For the material that follows, list every line containing the word "seaborn".

---------------

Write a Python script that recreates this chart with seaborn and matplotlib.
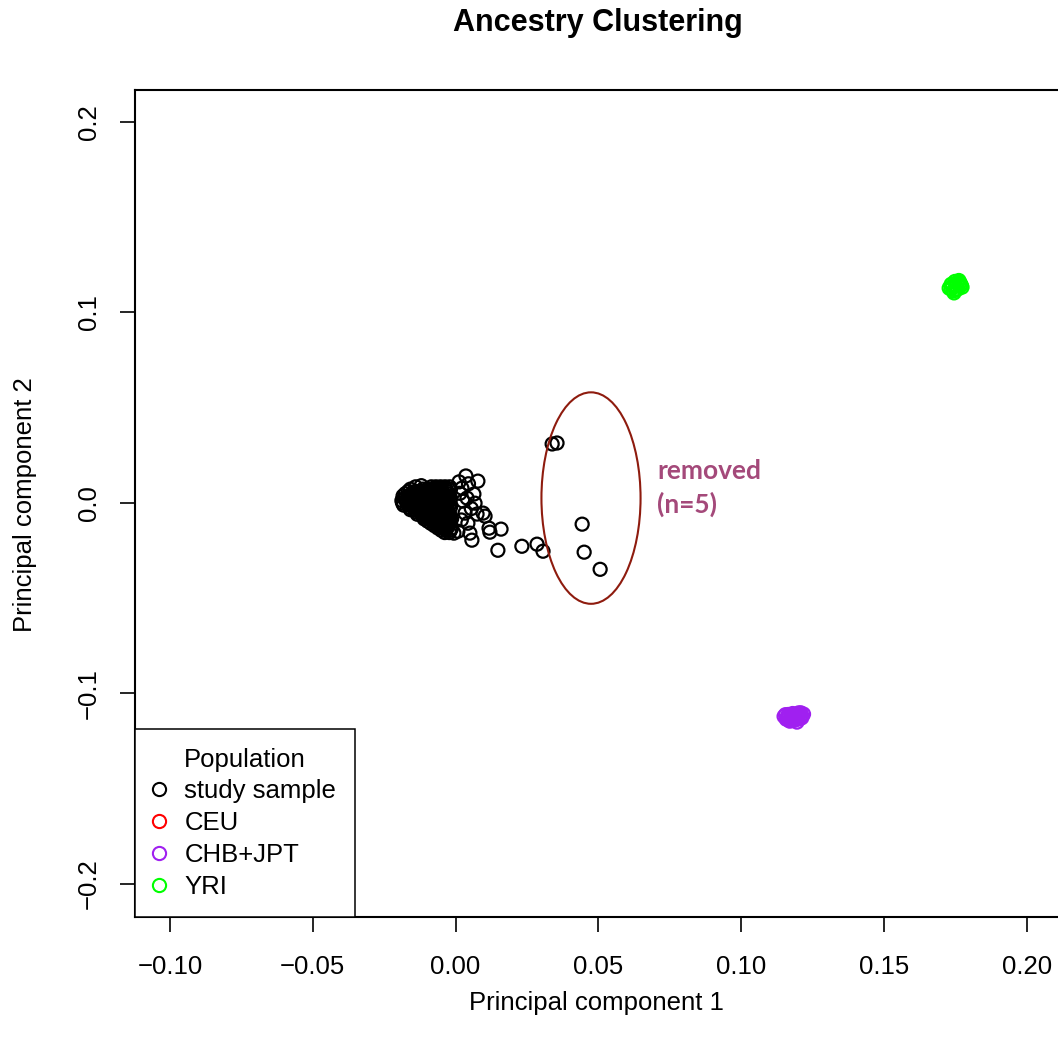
import numpy as np
import pandas as pd
import matplotlib
matplotlib.use("Agg")
import matplotlib.pyplot as plt
from matplotlib.lines import Line2D
from matplotlib.patches import Ellipse
import seaborn as sns

# ---------------- data ----------------
# study sample: dense cluster, row by row
study_pc1 = [
    -0.0140, -0.0120, -0.0085, -0.0069, -0.0053, -0.0037, -0.0021,
    -0.0158, -0.0114, -0.0098, -0.0082, -0.0066, -0.0050, -0.0034, -0.0018,
    -0.0166, -0.0142, -0.0126, -0.0110, -0.0094, -0.0078, -0.0062, -0.0046, -0.0030,
    -0.0176, -0.0154, -0.0138, -0.0122, -0.0106, -0.0090, -0.0074, -0.0058, -0.0042, -0.0026,
    -0.0184, -0.0166, -0.0150, -0.0134, -0.0118, -0.0102, -0.0086, -0.0070, -0.0054, -0.0038, -0.0022,
    -0.0178, -0.0162, -0.0146, -0.0130, -0.0114, -0.0098, -0.0082, -0.0066, -0.0050, -0.0034, -0.0018,
    -0.0188, -0.0174, -0.0158, -0.0142, -0.0126, -0.0110, -0.0094, -0.0078, -0.0062, -0.0046, -0.0030,
    -0.0186, -0.0170, -0.0154, -0.0138, -0.0122, -0.0106, -0.0090, -0.0074, -0.0058, -0.0042, -0.0026,
    -0.0182, -0.0166, -0.0150, -0.0134, -0.0118, -0.0102, -0.0086, -0.0070, -0.0054, -0.0038, -0.0022,
    -0.0162, -0.0146, -0.0130, -0.0114, -0.0098, -0.0082, -0.0066, -0.0050, -0.0034, -0.0018,
    -0.0158, -0.0142, -0.0126, -0.0110, -0.0094, -0.0078, -0.0062, -0.0046, -0.0030,
    -0.0138, -0.0122, -0.0106, -0.0090, -0.0074, -0.0058, -0.0042, -0.0026,
    -0.0134, -0.0118, -0.0102, -0.0086, -0.0070, -0.0054, -0.0038, -0.0022,
    -0.0114, -0.0098, -0.0082, -0.0066, -0.0050, -0.0034, -0.0018,
    -0.0110, -0.0094, -0.0078, -0.0062, -0.0046, -0.0030, -0.0014,
    -0.0098, -0.0082, -0.0066, -0.0050, -0.0034, -0.0018,
    -0.0086, -0.0070, -0.0054, -0.0038, -0.0022,
    -0.0074, -0.0058, -0.0042, -0.0026,
    -0.0062, -0.0046, -0.0030, -0.0014,
    -0.0050, -0.0034, -0.0018,
    -0.0038, -0.0022,
    # scattered samples right of the cluster
    0.0036, 0.0078, 0.0064, 0.0096, 0.0075, 0.0117, 0.0159, 0.0120, 0.0050, 0.0057,
    -0.0006, 0.0148, 0.0232, 0.0285, 0.0306, 0.0022, 0.0026, 0.0068, 0.0033, 0.0043,
    0.0008, 0.0103, 0.0012, 0.0045, 0.0015, 0.0040, 0.0055, 0.0020,
    # the five removed samples
    0.0338, 0.0355, 0.0443, 0.0450, 0.0506,
]
study_pc2 = [
    0.0084, 0.0090, 0.0084, 0.0084, 0.0084, 0.0084, 0.0084,
    0.0072, 0.0072, 0.0072, 0.0072, 0.0072, 0.0072, 0.0072, 0.0072,
    0.0060, 0.0060, 0.0060, 0.0060, 0.0060, 0.0060, 0.0060, 0.0060, 0.0060,
    0.0048, 0.0048, 0.0048, 0.0048, 0.0048, 0.0048, 0.0048, 0.0048, 0.0048, 0.0048,
    0.0036, 0.0036, 0.0036, 0.0036, 0.0036, 0.0036, 0.0036, 0.0036, 0.0036, 0.0036, 0.0036,
    0.0024, 0.0024, 0.0024, 0.0024, 0.0024, 0.0024, 0.0024, 0.0024, 0.0024, 0.0024, 0.0024,
    0.0012, 0.0012, 0.0012, 0.0012, 0.0012, 0.0012, 0.0012, 0.0012, 0.0012, 0.0012, 0.0012,
    0.0000, 0.0000, 0.0000, 0.0000, 0.0000, 0.0000, 0.0000, 0.0000, 0.0000, 0.0000, 0.0000,
    -0.0012, -0.0012, -0.0012, -0.0012, -0.0012, -0.0012, -0.0012, -0.0012, -0.0012, -0.0012, -0.0012,
    -0.0024, -0.0024, -0.0024, -0.0024, -0.0024, -0.0024, -0.0024, -0.0024, -0.0024, -0.0024,
    -0.0036, -0.0036, -0.0036, -0.0036, -0.0036, -0.0036, -0.0036, -0.0036, -0.0036,
    -0.0048, -0.0048, -0.0048, -0.0048, -0.0048, -0.0048, -0.0048, -0.0048,
    -0.0060, -0.0060, -0.0060, -0.0060, -0.0060, -0.0060, -0.0060, -0.0060,
    -0.0072, -0.0072, -0.0072, -0.0072, -0.0072, -0.0072, -0.0072,
    -0.0084, -0.0084, -0.0084, -0.0084, -0.0084, -0.0084, -0.0084,
    -0.0096, -0.0096, -0.0096, -0.0096, -0.0096, -0.0096,
    -0.0108, -0.0108, -0.0108, -0.0108, -0.0108,
    -0.0120, -0.0120, -0.0120, -0.0120,
    -0.0132, -0.0132, -0.0132, -0.0132,
    -0.0144, -0.0144, -0.0144,
    -0.0156, -0.0156,
    0.0141, 0.0114, 0.0046, -0.0054, -0.0059, -0.0133, -0.0138, -0.0154, -0.0159, -0.0196,
    -0.0159, -0.0249, -0.0228, -0.0217, -0.0254, 0.0077, 0.0009, -0.0002, -0.0054, -0.0107,
    -0.0149, -0.0070, 0.0110, 0.0100, 0.0050, 0.0025, -0.0030, -0.0090,
    0.0309, 0.0314, -0.0112, -0.0259, -0.0349,
]

# CEU sits underneath the study sample cluster
ceu_pc1 = [-0.0120, -0.0105, -0.0130]
ceu_pc2 = [0.0010, 0.0000, 0.0020]

chb_pc1 = [0.1150, 0.1158, 0.1165, 0.1170, 0.1175, 0.1180, 0.1185, 0.1190,
           0.1195, 0.1200, 0.1205, 0.1212, 0.1218, 0.1172, 0.1188, 0.1160,
           0.1165, 0.1178, 0.1192, 0.1200, 0.1208, 0.1182, 0.1168, 0.1196,
           0.1155, 0.1212]
chb_pc2 = [-0.1121, -0.1136, -0.1111, -0.1146, -0.1126, -0.1106, -0.1141, -0.1119,
           -0.1151, -0.1103, -0.1133, -0.1116, -0.1109, -0.1131, -0.1131, -0.1126,
           -0.1128, -0.1118, -0.1138, -0.1122, -0.1102, -0.1132, -0.1140, -0.1110,
           -0.1112, -0.1128]

yri_pc1 = [0.1728, 0.1735, 0.1742, 0.1748, 0.1752, 0.1758, 0.1762, 0.1768,
           0.1773, 0.1745, 0.1735, 0.1755, 0.1765, 0.1740, 0.1770, 0.1750]
yri_pc2 = [0.1127, 0.1147, 0.1112, 0.1162, 0.1137, 0.1122, 0.1167, 0.1147,
           0.1132, 0.1102, 0.1122, 0.1152, 0.1157, 0.1137, 0.1142, 0.1117]

populations = ["study sample", "CEU", "CHB+JPT", "YRI"]
pop_colors = ["#000000", "#FF0000", "#A020F0", "#00FF00"]

# ---------------- frame ----------------
df = pd.concat([
    pd.DataFrame({"pc1": ceu_pc1, "pc2": ceu_pc2, "population": "CEU"}),
    pd.DataFrame({"pc1": study_pc1, "pc2": study_pc2, "population": "study sample"}),
    pd.DataFrame({"pc1": chb_pc1, "pc2": chb_pc2, "population": "CHB+JPT"}),
    pd.DataFrame({"pc1": yri_pc1, "pc2": yri_pc2, "population": "YRI"}),
], ignore_index=True)

sns.set_style("white")
plt.rcParams["font.family"] = ["Liberation Sans", "DejaVu Sans"]
plt.rcParams["text.color"] = "black"
plt.rcParams["axes.labelcolor"] = "black"
plt.rcParams["xtick.color"] = "black"
plt.rcParams["ytick.color"] = "black"

W, H = 1058, 1046
fig = plt.figure(figsize=(W / 100, H / 100), dpi=100)
ax = fig.add_axes([135 / W, 1 - 917 / H, (1060 - 135) / W, (917 - 90) / H])

pal = dict(zip(populations, pop_colors))
sns.scatterplot(data=df, x="pc1", y="pc2", hue="population", palette=pal,
                s=88, linewidth=1.6, legend=False, ax=ax)
# hollow circles like R's pch=1
pts = ax.collections[0]
fc = pts.get_facecolors()
pts.set_edgecolors(fc)
pts.set_facecolors("none")

ax.set_xlim(-0.11225, 0.2116)
ax.set_ylim(-0.2174, 0.2167)
ax.set_xticks([-0.10, -0.05, 0.00, 0.05, 0.10, 0.15, 0.20])
ax.set_xticklabels(["\u22120.10", "\u22120.05", "0.00", "0.05", "0.10", "0.15", "0.20"])
ax.set_yticks([-0.2, -0.1, 0.0, 0.1, 0.2])
ax.set_yticklabels(["\u22120.2", "\u22120.1", "0.0", "0.1", "0.2"], rotation=90, va="center")
ax.set_xlabel("")
ax.set_ylabel("")
ax.tick_params(axis="both", direction="out", length=10.5, width=1.2, labelsize=18.5,
               color="black", labelcolor="black", bottom=True, left=True)
ax.tick_params(axis="x", pad=17)
ax.tick_params(axis="y", pad=14)
for sp in ax.spines.values():
    sp.set_color("black")
    sp.set_linewidth(1.5)

# removed samples annotation
ax.add_patch(Ellipse((0.0474, 0.0025), 0.0347, 0.111, fill=False,
                     edgecolor="#8E1B0E", linewidth=1.5, zorder=3))
ax.text(0.0705, 0.0125, "removed", color="#A4497A", fontsize=19,
        fontweight="bold", family=["Lato", "DejaVu Sans"], va="baseline", ha="left")
ax.text(0.0705, -0.0053, "(n=5)", color="#A4497A", fontsize=19,
        fontweight="bold", family=["Lato", "DejaVu Sans"], va="baseline", ha="left")

# legend
handles = [Line2D([], [], marker="o", ls="none", mfc="none", mec=c, ms=9.5, mew=1.5)
           for c in pop_colors]
leg = ax.legend(handles, populations, title="Population", loc="lower left",
                bbox_to_anchor=(0, 0), borderaxespad=0, fancybox=False,
                frameon=True, framealpha=1, edgecolor="black", fontsize=18.5,
                title_fontsize=18.5, handlelength=0.4, handletextpad=0.8,
                borderpad=0.72, labelspacing=0.3, numpoints=1)
leg.get_frame().set_linewidth(1.1)

# titles
fig.text(598 / W, 1 - 23.5 / H, "Ancestry Clustering", fontsize=22,
         fontweight="bold", ha="center", va="center")
fig.text(596.5 / W, 1 - 1003 / H, "Principal component 1", fontsize=18.5,
         ha="center", va="center")
fig.text(25 / W, 1 - 505 / H, "Principal component 2", fontsize=18.5,
         ha="center", va="center", rotation=90)

fig.savefig("out.png", dpi=100)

---------------

• _Result of the exercise_:
Write a Python script that recreates this chart with seaborn and matplotlib.
import seaborn as sns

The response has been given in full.